I was once asked why I don’t celebrate “Black History Month.”
My answer? I don’t celebrate black history month because I just celebrate black history.
To me, Black History Month is a cheap way to appease people and minimize the major contributions that black people have contributed to the American story and will do so forever.
Black History Month places all black success into the shortest month and every leap year we get an extra day of black history. That’s not for me.
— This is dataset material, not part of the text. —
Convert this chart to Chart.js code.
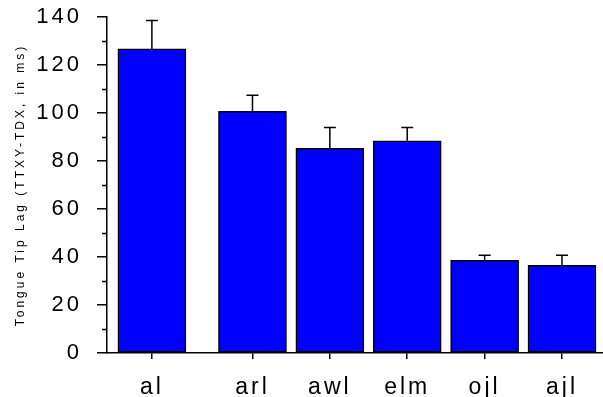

To isolate the contributions that blacks have made to the global fabric to a single month and call it “Black History Month” is a disservice, not just to blacks, but to all mankind.
In my mind, “black history” is simply history, and it is a story that should forever be told in conjunction with all history, not as some separate event, but as a significant and substantial part of history that is shaping the histories of the future to this day.
It’s not that I don’t celebrate black history month because I don’t acknowledge the contributions that black people have made to our history. I don’t celebrate black history month because it is impossible to fit all of those contributions into a one-month time frame. Relegating such a celebration of this history to one month minimizes them by only focusing on the few high-profile contributors while ignoring the masses of others who have contributed to the society and success of men and women from the shadows.
As the Executive Director of EMPACT One Foundation, I understand all too well what it means to work in the shadows. Our mission is to create programs, services, and community resources that transform lives, schools, and communities. We aim to enable individuals through education and community engagement to empower themselves, their families, and their community
Every day I am in the community meeting with and working with our economically challenged members who have found themselves hardest hit by a declining economy and climbing prices. No need for notoriety, never looking for applause or accolades; simply looking to be the light at the end of someone else’s dark tunnel. Believe it or not, it is from the shadows that humanity does its greatest work. I found out a long time ago that the greatest among us are those whose names no one knows.
As a black conservative, I know how hard it can be to step out of the shadows, which has allowed me to understand the comfort of remaining in there.
I don’t need people to know my name or what I’ve done. I just need those with whom I engage to know that I’ve done what I said I would do and that’s enough for me. Blacks have always done their best work from the shadows, often out of necessity. It’s not a month’s worth of recognition we’re looking for, but merely the reliable tools for success. If you give us the tools or at least show us where to find them, we can help build our nation.
Even when those tools have been withheld from us, if you just give us time, we will create the tools, and help recreate the world.
This is why I am a conservative. I have found that the chief strategy and goal of the Republican Party is providing people — regardless of race, ethnicity, gender, age or origin — access to the tools necessary to build the world that they envision for themselves, their family, and their community. That’s because those tools are shaped by the same self-evident truths that apply to every person and makeup the heart of the American idea.
Reverence for these principles is why I’m a conservative and also why “Black History Month” isn’t for me.
J Antoine Miner Sr. is a veteran of the U.S. Army, Executive Chairman and National President/CEO of EMPACT One Foundation, and single father of five.